### DATASET EXTRACT

........

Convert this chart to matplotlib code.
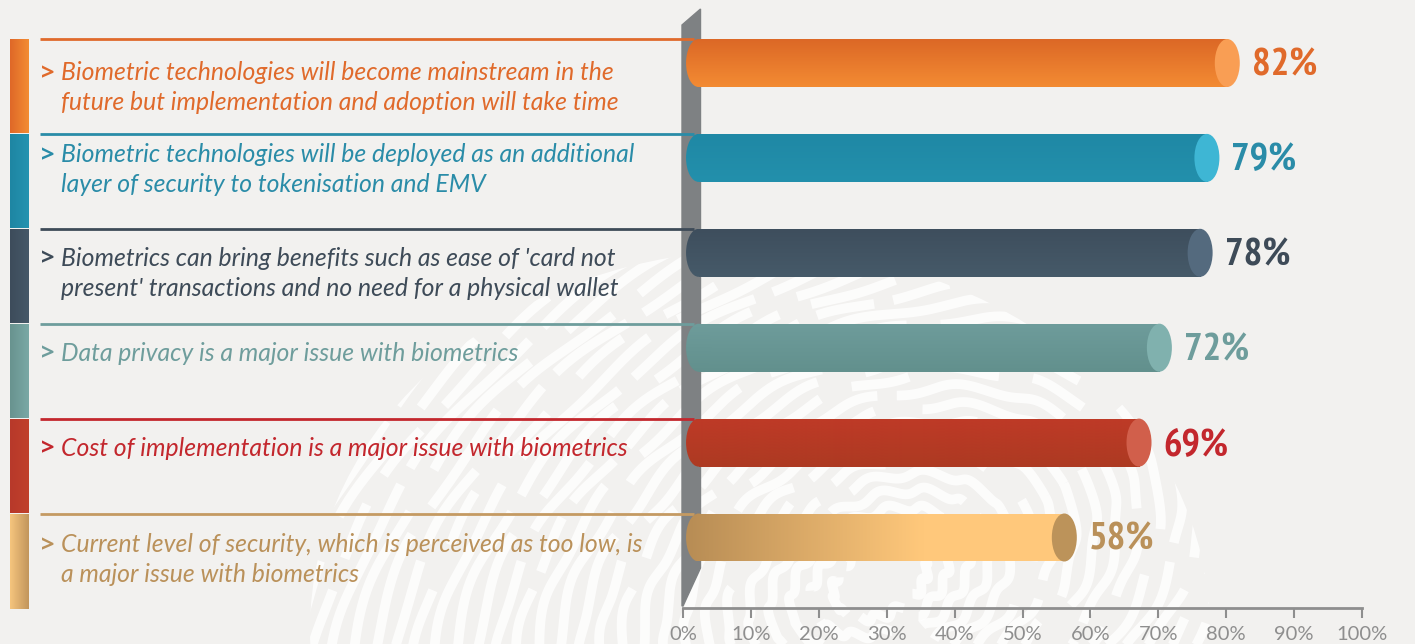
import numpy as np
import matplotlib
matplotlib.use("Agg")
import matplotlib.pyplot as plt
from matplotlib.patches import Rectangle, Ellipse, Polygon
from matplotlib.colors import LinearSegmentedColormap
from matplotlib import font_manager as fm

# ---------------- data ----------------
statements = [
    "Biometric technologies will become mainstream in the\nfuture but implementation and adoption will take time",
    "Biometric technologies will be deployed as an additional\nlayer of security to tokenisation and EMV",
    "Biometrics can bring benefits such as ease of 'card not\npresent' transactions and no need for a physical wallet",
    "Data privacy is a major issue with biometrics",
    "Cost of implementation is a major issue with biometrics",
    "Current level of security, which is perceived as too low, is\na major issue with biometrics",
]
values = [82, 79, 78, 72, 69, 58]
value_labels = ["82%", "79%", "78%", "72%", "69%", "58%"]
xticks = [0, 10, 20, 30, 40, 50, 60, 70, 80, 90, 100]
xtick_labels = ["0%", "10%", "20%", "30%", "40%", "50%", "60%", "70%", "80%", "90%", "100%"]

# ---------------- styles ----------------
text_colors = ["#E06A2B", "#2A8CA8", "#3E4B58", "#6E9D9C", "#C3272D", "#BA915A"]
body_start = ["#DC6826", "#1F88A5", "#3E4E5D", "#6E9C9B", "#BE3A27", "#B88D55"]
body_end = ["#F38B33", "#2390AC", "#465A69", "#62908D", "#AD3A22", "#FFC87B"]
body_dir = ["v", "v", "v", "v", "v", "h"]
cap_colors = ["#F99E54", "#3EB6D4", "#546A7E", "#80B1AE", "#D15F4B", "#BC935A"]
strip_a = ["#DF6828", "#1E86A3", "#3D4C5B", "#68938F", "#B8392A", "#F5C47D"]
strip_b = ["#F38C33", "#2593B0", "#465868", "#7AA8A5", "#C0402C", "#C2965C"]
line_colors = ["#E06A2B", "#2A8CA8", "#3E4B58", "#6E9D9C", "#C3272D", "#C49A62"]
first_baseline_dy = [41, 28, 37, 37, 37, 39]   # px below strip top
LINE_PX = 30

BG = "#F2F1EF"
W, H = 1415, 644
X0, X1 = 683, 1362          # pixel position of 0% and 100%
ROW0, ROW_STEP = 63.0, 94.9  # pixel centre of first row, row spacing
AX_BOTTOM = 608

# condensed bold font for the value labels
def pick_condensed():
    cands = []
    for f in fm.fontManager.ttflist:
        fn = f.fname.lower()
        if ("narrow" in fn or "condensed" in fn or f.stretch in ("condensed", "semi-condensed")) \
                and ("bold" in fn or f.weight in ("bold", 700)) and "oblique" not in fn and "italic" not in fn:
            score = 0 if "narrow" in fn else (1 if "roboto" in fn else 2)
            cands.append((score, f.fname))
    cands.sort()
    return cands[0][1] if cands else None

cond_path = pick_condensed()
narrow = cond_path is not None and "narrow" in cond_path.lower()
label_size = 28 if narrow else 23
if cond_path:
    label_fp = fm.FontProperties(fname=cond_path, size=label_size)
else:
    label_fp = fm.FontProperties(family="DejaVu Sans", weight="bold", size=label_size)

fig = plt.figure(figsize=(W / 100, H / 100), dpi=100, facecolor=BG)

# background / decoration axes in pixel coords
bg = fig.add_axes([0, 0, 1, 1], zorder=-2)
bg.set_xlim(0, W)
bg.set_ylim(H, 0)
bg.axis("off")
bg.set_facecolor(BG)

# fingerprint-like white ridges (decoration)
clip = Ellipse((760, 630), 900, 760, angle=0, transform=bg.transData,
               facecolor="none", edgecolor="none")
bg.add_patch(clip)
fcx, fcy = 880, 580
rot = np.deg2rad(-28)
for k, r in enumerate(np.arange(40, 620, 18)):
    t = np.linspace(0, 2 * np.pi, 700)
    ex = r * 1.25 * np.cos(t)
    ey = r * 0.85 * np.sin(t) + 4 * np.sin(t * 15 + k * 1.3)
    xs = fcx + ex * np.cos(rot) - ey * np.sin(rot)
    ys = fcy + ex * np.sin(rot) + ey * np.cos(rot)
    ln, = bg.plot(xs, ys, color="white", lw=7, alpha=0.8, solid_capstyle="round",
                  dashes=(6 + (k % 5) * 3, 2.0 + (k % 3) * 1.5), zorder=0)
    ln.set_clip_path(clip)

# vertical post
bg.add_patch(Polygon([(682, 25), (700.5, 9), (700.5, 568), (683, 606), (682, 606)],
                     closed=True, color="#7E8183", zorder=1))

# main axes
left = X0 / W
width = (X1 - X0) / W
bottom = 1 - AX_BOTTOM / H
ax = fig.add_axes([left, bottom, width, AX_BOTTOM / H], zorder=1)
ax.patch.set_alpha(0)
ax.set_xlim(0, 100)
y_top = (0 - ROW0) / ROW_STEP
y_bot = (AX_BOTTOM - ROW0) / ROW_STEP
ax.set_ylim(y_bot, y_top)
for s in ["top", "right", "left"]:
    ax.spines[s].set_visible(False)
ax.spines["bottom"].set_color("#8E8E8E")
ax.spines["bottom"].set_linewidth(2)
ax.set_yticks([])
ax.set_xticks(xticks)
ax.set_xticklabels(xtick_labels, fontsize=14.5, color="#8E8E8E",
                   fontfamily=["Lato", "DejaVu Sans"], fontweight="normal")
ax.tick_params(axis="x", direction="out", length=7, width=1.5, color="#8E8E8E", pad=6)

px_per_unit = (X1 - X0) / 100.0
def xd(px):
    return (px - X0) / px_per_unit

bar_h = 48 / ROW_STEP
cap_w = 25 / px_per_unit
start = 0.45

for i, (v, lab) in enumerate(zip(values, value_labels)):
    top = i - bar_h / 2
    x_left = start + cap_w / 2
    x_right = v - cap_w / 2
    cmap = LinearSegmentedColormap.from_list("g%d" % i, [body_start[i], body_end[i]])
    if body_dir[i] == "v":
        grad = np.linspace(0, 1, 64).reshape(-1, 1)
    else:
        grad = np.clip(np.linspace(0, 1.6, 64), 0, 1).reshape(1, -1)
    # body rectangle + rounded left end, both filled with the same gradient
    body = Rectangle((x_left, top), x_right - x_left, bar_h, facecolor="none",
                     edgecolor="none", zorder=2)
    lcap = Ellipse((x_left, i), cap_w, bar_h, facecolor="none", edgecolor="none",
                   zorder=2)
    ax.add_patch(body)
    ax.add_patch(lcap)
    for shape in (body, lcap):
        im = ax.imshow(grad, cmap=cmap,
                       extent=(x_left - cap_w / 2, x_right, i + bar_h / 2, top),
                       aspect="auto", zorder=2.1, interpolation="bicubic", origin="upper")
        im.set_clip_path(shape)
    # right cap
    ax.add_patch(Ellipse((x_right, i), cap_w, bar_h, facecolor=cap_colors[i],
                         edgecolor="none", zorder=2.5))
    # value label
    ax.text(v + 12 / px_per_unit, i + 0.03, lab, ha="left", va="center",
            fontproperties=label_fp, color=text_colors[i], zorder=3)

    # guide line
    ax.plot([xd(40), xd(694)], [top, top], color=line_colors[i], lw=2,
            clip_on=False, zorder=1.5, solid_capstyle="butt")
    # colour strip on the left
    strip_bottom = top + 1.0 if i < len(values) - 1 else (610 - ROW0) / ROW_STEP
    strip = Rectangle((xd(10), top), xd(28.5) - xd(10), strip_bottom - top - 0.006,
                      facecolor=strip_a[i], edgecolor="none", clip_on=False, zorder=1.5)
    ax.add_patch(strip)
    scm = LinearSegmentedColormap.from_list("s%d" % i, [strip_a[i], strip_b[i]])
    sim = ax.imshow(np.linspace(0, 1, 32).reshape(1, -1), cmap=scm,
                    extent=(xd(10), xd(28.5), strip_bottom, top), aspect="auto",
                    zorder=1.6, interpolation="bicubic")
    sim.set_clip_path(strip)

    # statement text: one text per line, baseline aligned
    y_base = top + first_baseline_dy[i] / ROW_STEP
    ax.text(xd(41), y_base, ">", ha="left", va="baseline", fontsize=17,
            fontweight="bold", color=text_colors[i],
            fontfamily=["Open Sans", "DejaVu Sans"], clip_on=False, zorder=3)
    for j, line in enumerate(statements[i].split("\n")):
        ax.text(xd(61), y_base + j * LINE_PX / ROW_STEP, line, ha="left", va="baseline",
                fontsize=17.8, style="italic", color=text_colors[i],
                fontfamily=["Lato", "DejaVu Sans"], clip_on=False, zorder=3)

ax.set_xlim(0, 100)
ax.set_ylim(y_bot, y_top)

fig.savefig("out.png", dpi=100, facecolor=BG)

........

### EXERCISE BRIEF
Give again, word for word, every line from the top of the data above to the line holding "from matplotlib import font_manager as fm", inclusive, with the pictures left out.

### TASK RESPONSE
Convert this chart to matplotlib code.
import numpy as np
import matplotlib
matplotlib.use("Agg")
import matplotlib.pyplot as plt
from matplotlib.patches import Rectangle, Ellipse, Polygon
from matplotlib.colors import LinearSegmentedColormap
from matplotlib import font_manager as fm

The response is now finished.